Along with the technology, the firm needed a plan for centralized deployment and support of a unified environment. HSBC also wanted to link installed software to individual users rather than to a desktop so employees could move from computer to computer without added time and cost.
“In our headquarters building alone, the effective number of office moves was the same as everyone moving at least once last year,” said Matthew O’Neill, group head of distributed systems for HSBC Global IT Operations. “Not only did we have to pay for technicians to move each person’s PC, but in many cases the users of those systems lost hours or days of productivity as their PCs were moved.”

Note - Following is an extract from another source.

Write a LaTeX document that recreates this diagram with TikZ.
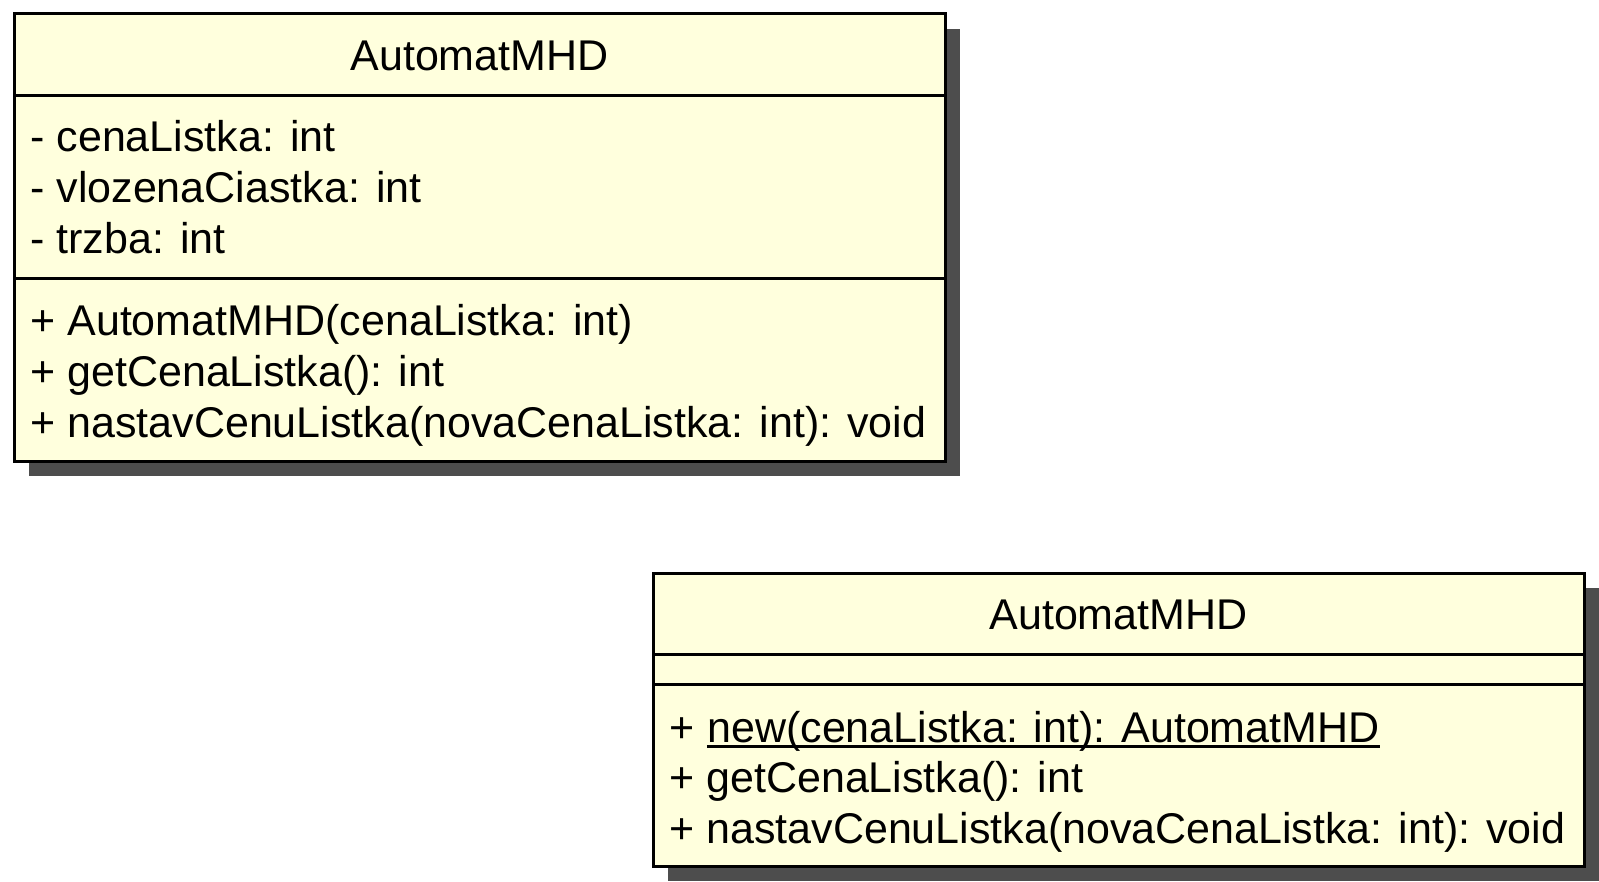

HSBC decided that the Microsoft System Center family of IT management solutions, including Systems Management Server 2003 for desktop management and Operations Manager 2005 for server monitoring, had the scalability, security, reliability, and integration needed to support the Common Windows Desktop environment.
The Common Windows Desktop initiative got final approval in September 2004. Deployment began in early 2005, and by the end of 2006 more than 75 percent of the company’s 300,000 computers were running the new standard desktop image.
Currently, HSBC uses Systems Management Server to support 225,000 desktops in 25 countries. During 2007, HSBC will work to bring its remaining 75,000 desktops into its new Common Windows Desktop environment and under management with Systems Management Server, including 40,000 desktops that today run IBM OS/2.
Today, Systems Management Server automatically installs software on desktops; software updates are centrally deployed; desktop applications are tied to users rather than computers; and billing to business units has been streamlined and centrally managed.